> **GOAL**
In the listing below, find the line holding "Output the component" and the line holding "import * as echarts from 'echarts';". Write out those two lines and all lines between, exactly, and nothing more.

> **STORED ROWS**
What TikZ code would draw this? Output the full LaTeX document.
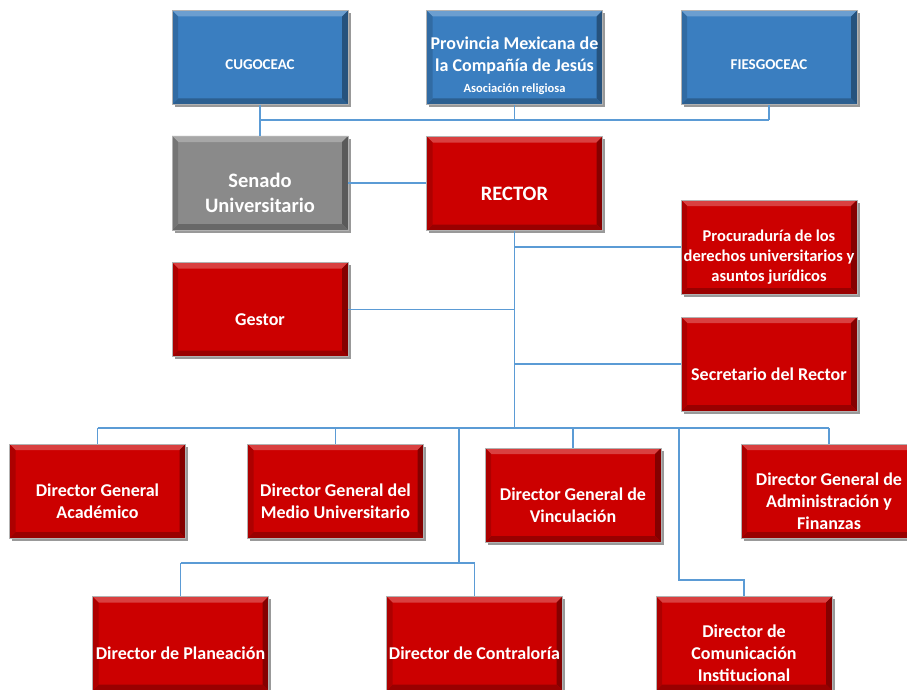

* * *

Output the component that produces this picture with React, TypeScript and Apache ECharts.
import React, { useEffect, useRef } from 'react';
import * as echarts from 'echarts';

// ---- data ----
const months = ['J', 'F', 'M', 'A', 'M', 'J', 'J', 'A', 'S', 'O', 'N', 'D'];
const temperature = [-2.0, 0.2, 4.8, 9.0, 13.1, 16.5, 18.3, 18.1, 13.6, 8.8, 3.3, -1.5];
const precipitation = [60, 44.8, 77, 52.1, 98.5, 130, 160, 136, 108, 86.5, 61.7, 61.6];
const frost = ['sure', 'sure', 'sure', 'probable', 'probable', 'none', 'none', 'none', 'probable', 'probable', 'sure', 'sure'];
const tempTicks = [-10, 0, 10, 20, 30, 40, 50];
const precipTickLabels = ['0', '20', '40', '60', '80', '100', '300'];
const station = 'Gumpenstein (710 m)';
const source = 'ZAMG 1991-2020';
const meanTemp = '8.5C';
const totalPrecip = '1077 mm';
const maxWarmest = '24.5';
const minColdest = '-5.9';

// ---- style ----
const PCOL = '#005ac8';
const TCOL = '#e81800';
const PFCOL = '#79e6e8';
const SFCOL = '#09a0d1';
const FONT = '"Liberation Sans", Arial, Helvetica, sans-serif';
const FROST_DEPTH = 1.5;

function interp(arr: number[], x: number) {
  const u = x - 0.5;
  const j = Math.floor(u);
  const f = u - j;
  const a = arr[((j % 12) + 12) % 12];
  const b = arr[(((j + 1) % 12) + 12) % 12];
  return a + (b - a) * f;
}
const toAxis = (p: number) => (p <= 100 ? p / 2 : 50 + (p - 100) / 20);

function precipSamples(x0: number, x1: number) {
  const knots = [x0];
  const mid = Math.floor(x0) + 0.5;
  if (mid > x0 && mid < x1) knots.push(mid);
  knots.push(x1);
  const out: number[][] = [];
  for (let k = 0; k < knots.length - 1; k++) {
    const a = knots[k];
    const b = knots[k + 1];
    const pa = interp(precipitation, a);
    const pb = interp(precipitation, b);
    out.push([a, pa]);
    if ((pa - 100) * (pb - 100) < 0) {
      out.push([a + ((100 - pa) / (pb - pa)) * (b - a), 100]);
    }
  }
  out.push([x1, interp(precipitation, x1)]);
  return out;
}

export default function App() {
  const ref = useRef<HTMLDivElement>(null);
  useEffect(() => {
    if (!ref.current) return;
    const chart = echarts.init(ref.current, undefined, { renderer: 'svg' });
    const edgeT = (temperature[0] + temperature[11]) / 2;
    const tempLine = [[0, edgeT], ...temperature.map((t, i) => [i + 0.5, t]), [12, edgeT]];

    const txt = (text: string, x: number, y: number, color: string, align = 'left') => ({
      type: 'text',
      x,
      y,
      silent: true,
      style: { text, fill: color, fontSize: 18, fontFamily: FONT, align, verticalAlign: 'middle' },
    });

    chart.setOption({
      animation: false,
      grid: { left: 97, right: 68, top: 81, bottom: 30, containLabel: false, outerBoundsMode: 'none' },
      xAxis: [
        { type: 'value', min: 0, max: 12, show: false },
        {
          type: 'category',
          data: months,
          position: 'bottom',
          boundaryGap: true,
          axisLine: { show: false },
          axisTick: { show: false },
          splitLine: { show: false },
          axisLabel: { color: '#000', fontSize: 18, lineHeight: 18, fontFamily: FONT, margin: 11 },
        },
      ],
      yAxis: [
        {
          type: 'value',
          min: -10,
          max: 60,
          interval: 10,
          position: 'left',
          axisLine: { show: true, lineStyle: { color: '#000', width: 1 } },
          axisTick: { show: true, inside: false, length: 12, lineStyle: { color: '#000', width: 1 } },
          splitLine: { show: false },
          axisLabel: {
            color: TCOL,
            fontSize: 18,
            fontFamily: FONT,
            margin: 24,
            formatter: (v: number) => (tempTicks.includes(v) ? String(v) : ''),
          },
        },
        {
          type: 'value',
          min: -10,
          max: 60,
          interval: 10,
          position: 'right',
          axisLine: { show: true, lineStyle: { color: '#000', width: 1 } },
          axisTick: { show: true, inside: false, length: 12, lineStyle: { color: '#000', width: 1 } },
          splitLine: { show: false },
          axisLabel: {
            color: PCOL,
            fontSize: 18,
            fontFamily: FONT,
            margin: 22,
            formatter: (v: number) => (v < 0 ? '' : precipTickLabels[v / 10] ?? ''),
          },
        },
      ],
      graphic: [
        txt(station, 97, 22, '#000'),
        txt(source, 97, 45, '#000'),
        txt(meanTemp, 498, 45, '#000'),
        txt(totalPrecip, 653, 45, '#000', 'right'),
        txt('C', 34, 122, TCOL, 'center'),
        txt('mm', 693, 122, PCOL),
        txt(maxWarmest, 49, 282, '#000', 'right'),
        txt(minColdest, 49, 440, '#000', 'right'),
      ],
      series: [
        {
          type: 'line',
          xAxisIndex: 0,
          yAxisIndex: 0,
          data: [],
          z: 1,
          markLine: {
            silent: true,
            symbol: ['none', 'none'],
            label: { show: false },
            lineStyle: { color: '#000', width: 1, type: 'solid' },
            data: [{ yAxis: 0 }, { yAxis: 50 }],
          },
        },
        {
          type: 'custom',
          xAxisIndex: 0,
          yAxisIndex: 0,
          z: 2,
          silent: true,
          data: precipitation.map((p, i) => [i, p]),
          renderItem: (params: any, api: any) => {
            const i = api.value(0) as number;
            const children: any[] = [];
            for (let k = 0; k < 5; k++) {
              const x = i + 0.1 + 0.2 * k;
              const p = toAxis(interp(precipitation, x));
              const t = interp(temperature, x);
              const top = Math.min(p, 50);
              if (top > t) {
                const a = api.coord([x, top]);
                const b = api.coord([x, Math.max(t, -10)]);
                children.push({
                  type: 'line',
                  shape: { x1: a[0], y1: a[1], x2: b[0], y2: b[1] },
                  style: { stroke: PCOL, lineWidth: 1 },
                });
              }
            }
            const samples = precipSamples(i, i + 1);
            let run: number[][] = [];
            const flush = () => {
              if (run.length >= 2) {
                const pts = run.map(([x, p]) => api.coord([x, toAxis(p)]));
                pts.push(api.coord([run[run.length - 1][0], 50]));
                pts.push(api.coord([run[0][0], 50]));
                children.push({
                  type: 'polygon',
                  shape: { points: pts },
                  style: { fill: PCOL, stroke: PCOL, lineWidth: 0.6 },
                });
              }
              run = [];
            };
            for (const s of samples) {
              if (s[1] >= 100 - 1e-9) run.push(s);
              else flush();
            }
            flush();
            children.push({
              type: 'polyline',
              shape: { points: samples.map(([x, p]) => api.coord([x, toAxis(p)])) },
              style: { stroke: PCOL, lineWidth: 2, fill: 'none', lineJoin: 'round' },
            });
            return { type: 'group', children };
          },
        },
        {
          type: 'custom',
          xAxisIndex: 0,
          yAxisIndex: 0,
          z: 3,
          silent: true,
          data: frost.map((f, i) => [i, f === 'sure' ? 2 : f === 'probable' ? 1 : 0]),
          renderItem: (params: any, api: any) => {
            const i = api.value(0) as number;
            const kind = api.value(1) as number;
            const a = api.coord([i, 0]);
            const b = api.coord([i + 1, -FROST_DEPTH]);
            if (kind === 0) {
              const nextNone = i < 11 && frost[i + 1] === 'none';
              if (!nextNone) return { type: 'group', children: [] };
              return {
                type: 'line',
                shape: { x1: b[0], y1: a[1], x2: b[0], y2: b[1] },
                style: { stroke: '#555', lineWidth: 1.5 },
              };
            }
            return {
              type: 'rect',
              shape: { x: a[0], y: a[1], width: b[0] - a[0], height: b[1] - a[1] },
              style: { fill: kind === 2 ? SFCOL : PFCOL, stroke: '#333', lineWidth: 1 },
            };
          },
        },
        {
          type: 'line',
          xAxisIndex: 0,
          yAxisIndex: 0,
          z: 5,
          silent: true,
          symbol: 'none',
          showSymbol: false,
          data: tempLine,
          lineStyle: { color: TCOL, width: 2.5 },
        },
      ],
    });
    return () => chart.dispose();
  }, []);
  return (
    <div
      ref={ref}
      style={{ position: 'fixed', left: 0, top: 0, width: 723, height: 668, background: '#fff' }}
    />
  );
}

--

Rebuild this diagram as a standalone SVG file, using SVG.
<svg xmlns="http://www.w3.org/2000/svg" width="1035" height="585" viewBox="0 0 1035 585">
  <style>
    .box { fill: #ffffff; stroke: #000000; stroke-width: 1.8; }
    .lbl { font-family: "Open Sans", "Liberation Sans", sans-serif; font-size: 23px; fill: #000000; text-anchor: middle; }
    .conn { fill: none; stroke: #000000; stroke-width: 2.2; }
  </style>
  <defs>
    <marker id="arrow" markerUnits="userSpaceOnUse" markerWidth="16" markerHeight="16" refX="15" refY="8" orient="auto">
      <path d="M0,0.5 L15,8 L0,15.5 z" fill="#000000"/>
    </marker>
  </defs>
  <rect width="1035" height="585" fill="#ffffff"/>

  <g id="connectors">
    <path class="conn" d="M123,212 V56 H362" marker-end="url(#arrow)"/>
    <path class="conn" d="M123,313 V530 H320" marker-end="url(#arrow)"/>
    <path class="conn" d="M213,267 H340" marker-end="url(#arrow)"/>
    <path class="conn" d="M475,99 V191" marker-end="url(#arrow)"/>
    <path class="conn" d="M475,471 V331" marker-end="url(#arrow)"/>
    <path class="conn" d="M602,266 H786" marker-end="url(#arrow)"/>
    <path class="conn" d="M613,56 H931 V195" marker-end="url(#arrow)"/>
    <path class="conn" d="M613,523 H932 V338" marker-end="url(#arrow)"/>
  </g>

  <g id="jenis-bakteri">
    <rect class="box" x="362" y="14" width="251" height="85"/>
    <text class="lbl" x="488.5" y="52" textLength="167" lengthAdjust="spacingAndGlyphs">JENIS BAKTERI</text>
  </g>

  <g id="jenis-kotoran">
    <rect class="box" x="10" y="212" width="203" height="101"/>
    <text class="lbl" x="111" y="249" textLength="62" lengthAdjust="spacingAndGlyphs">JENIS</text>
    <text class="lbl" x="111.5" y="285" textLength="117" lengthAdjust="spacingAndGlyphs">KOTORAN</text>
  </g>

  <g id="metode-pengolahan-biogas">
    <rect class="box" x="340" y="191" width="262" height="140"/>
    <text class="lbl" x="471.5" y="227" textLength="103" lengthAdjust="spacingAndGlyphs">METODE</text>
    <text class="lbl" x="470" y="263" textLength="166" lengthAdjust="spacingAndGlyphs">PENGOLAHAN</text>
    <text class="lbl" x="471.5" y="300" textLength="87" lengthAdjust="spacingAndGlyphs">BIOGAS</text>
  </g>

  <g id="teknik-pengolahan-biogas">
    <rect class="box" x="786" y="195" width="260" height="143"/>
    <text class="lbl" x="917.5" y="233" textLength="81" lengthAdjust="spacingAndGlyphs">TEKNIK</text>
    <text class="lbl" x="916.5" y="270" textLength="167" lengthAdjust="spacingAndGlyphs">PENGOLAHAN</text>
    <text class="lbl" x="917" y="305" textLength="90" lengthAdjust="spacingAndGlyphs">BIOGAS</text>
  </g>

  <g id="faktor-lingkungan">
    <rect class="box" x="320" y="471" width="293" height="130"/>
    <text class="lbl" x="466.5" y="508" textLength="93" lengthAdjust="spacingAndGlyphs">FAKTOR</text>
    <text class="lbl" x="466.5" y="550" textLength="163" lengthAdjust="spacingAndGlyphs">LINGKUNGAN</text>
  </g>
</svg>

> **EXERCISE RESULT**
Output the component that produces this picture with React, TypeScript and Apache ECharts.
import React, { useEffect, useRef } from 'react';
import * as echarts from 'echarts';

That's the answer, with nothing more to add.